Pest control and property care firm Rentokil’s shares have risen 4.5 per cent this morning after it posted a 12.4 per cent rise in profit in the first half of the year.
Read more: Rentokil set to continue acquisition spree
The firm’s revenue grew by 8.5 per cent to £1.3bn in the first half of 2019 compared to a year earlier, its results showed today.
Its free cash flow rose to £95.9m from £22.9m in the first half of 2018.
Rentokil’s closing net debt rose to £1.4bn from £1.1bn a year earlier.
The rise in profit took the basic earnings per share to 4.75p from 4.69p previously.
The company’s interim dividend grew by 15.2 per cent to 1.51p.
Why it’s interesting
Rentokil said it is trading in line with expectations. It said with various charges and windfalls taken into account its expectations for 2019 remain unchanged and expectations for 2020 increase by around £10m.
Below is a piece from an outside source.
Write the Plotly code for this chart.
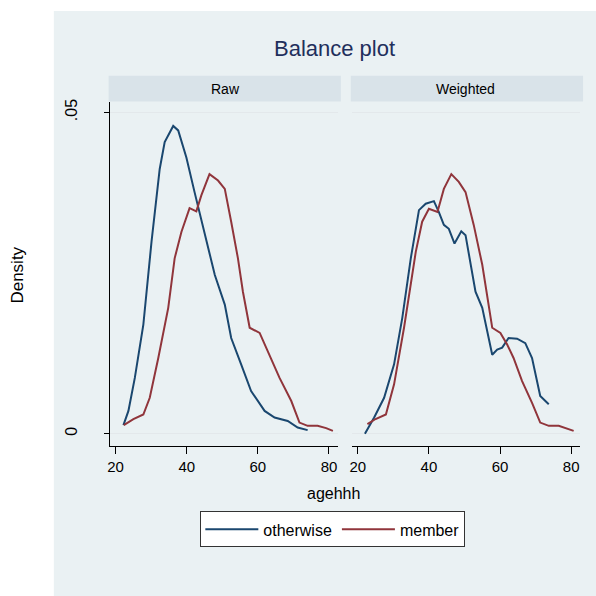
import plotly.graph_objects as go

# ---- data ----
raw_other_x = [22.2, 23.6, 25.4, 27.8, 30.1, 32.4, 33.8, 36.2, 37.6, 39.9, 42.2, 45.0, 47.9, 50.7,
               52.5, 55.3, 58.1, 61.9, 64.7, 68.4, 71.2, 74.0]
raw_other_y = [0.00135, 0.00356, 0.0087, 0.0170, 0.0299, 0.0412, 0.0454, 0.0479, 0.0472, 0.0430,
               0.0376, 0.0314, 0.0247, 0.0201, 0.0149, 0.0108, 0.00666, 0.00356, 0.00253, 0.0020,
               0.00098, 0.00057]

raw_member_x = [22.3, 25.0, 27.8, 29.6, 32.0, 34.8, 36.6, 38.5, 40.8, 42.7, 44.1, 46.4, 48.8, 50.7,
                52.5, 54.4, 55.8, 57.7, 60.5, 62.8, 66.1, 69.4, 71.7, 74.0, 76.8, 79.2, 81.1]
raw_member_y = [0.00135, 0.00227, 0.0030, 0.0056, 0.0118, 0.0196, 0.0273, 0.0314, 0.0351, 0.0346,
                0.0371, 0.0404, 0.0394, 0.0381, 0.0330, 0.0273, 0.0221, 0.0165, 0.0157, 0.0128,
                0.0087, 0.0051, 0.00175, 0.00124, 0.00124, 0.00088, 0.00046]

wtd_other_x = [22.0, 24.6, 27.4, 30.2, 32.5, 34.9, 37.2, 39.1, 41.4, 42.8, 44.2, 45.6, 47.2, 49.1,
               50.3, 51.7, 53.1, 55.0, 56.4, 57.8, 59.2, 60.6, 62.4, 64.8, 67.1, 69.0, 71.3, 73.7]
wtd_other_y = [0.0, 0.00253, 0.0056, 0.0108, 0.0180, 0.0273, 0.0348, 0.0358, 0.0362, 0.0345,
               0.0325, 0.0319, 0.0296, 0.0315, 0.0309, 0.0268, 0.0221, 0.0196, 0.0159, 0.0123,
               0.0131, 0.0134, 0.0149, 0.0148, 0.0141, 0.0118, 0.0059, 0.0046]

wtd_member_x = [22.7, 25.0, 27.9, 30.2, 33.0, 36.3, 38.1, 40.0, 42.4, 44.2, 46.3, 48.4, 50.3, 52.6,
                55.0, 56.4, 57.8, 60.1, 62.0, 63.8, 66.2, 69.0, 71.3, 73.7, 76.5, 80.7]
wtd_member_y = [0.0015, 0.0023, 0.0030, 0.0077, 0.0165, 0.0283, 0.0330, 0.0350, 0.0345, 0.0381,
                0.0404, 0.0392, 0.0376, 0.0325, 0.0263, 0.0211, 0.0165, 0.0157, 0.0139, 0.0118,
                0.0082, 0.0048, 0.00175, 0.00124, 0.00124, 0.00046]

panel_titles = ["Raw", "Weighted"]
series_names = ["otherwise", "member"]
x_tickvals = [20, 40, 60, 80]
y_tickvals = [0, 0.05]
y_ticktext = ["0", ".05"]

# ---- style ----
W = H = 596
BLUE = "#1A476F"
RED = "#90353B"
BG = "#EAF1F3"
STRIP = "#D9E3E9"
FONT = "Liberation Sans, Arial, sans-serif"

def px(v):
    return v / W

def py(v):
    return 1 - v / H

fig = go.Figure()
fig.add_trace(go.Scatter(x=raw_other_x, y=raw_other_y, mode="lines", name=series_names[0],
                         line=dict(color=BLUE, width=2), xaxis="x", yaxis="y", legendgroup="o"))
fig.add_trace(go.Scatter(x=raw_member_x, y=raw_member_y, mode="lines", name=series_names[1],
                         line=dict(color=RED, width=2), xaxis="x", yaxis="y", legendgroup="m"))
fig.add_trace(go.Scatter(x=wtd_other_x, y=wtd_other_y, mode="lines", name=series_names[0],
                         line=dict(color=BLUE, width=2), xaxis="x2", yaxis="y2",
                         legendgroup="o", showlegend=False))
fig.add_trace(go.Scatter(x=wtd_member_x, y=wtd_member_y, mode="lines", name=series_names[1],
                         line=dict(color=RED, width=2), xaxis="x2", yaxis="y2",
                         legendgroup="m", showlegend=False))

xr = [18.32, 82.5]
yr = [-0.00186, 0.0517]
ydom = [py(445), py(99)]

xcommon = dict(range=xr, tickvals=x_tickvals, ticks="outside", ticklen=7, tickcolor="black",
               showline=True, linecolor="black", linewidth=1, showgrid=False, zeroline=False,
               tickfont=dict(family=FONT, size=15, color="black"))

fig.update_layout(
    width=W, height=H,
    margin=dict(l=0, r=0, t=0, b=0),
    paper_bgcolor="white",
    plot_bgcolor="white",
    showlegend=True,
    xaxis=dict(domain=[px(108), px(337)], anchor="y", **xcommon),
    xaxis2=dict(domain=[px(351), px(580)], anchor="y2", **xcommon),
    yaxis=dict(domain=ydom, range=yr, tickvals=y_tickvals, ticktext=y_ticktext,
               ticks="outside", ticklen=5, tickcolor="black", tickangle=-90,
               ticklabelstandoff=20,
               showline=True, linecolor="black", linewidth=1,
               showgrid=True, gridcolor="#E3E8EB", gridwidth=1, zeroline=False,
               tickfont=dict(family=FONT, size=16, color="black"), anchor="x"),
    yaxis2=dict(domain=ydom, range=yr, tickvals=y_tickvals, showticklabels=False,
                ticks="", showline=False, showgrid=True, gridcolor="#E3E8EB", gridwidth=1,
                zeroline=False, anchor="x2", matches="y"),
    legend=dict(orientation="h", x=px(199), xanchor="left", y=py(511), yanchor="top",
                bgcolor="white", bordercolor="#333333", borderwidth=1,
                font=dict(family=FONT, size=16, color="black"),
                itemwidth=53, tracegroupgap=0),
    shapes=[
        dict(type="rect", xref="paper", yref="paper", x0=px(52), x1=1, y0=0, y1=py(8),
             fillcolor=BG, line=dict(width=0), layer="below"),
        dict(type="rect", xref="paper", yref="paper", x0=px(107), x1=px(340), y0=py(99), y1=py(73),
             fillcolor=STRIP, line=dict(width=0), layer="below"),
        dict(type="rect", xref="paper", yref="paper", x0=px(350), x1=px(583), y0=py(99), y1=py(73),
             fillcolor=STRIP, line=dict(width=0), layer="below"),
    ],
    annotations=[
        dict(text="Balance plot", xref="paper", yref="paper", x=px(334), y=py(46),
             showarrow=False, font=dict(family=FONT, size=22, color="#1F2F5C"),
             xanchor="center", yanchor="middle"),
        dict(text=panel_titles[0], xref="paper", yref="paper", x=px(224), y=py(86),
             showarrow=False, font=dict(family=FONT, size=14, color="black"),
             xanchor="center", yanchor="middle"),
        dict(text=panel_titles[1], xref="paper", yref="paper", x=px(465), y=py(86),
             showarrow=False, font=dict(family=FONT, size=14, color="black"),
             xanchor="center", yanchor="middle"),
        dict(text="agehhh", xref="paper", yref="paper", x=px(333), y=py(493),
             showarrow=False, font=dict(family=FONT, size=16, color="black"),
             xanchor="center", yanchor="middle"),
        dict(text="Density", xref="paper", yref="paper", x=px(16), y=py(273),
             showarrow=False, textangle=-90, font=dict(family=FONT, size=17, color="black"),
             xanchor="center", yanchor="middle"),
    ],
)

fig.write_html("out.html")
Yet it said the share of profits from associates in the second half is expected to be around £7m lower than the prior year after the disposal of the Company’s interest in the JV with Haniel.
What Rentokil said
Chief executive Andy Ransom said: “The business has performed very well in the first six months with strong organic growth of 4.2 per cent, driven by the expertise of our people, our continued leadership in technology and innovation, and further execution of high quality acquisitions in growth and emerging markets.”
“We have made 17 acquisitions in Pest Control and Hygiene – including a top-40 pest control business in the US and new market entries into Jordan and Sri Lanka.”
“We are also delighted with the sale of our stake in the JV with Haniel, the proceeds from which we will use initially to reduce debt and then redeploy into further M&A to build scale and density.”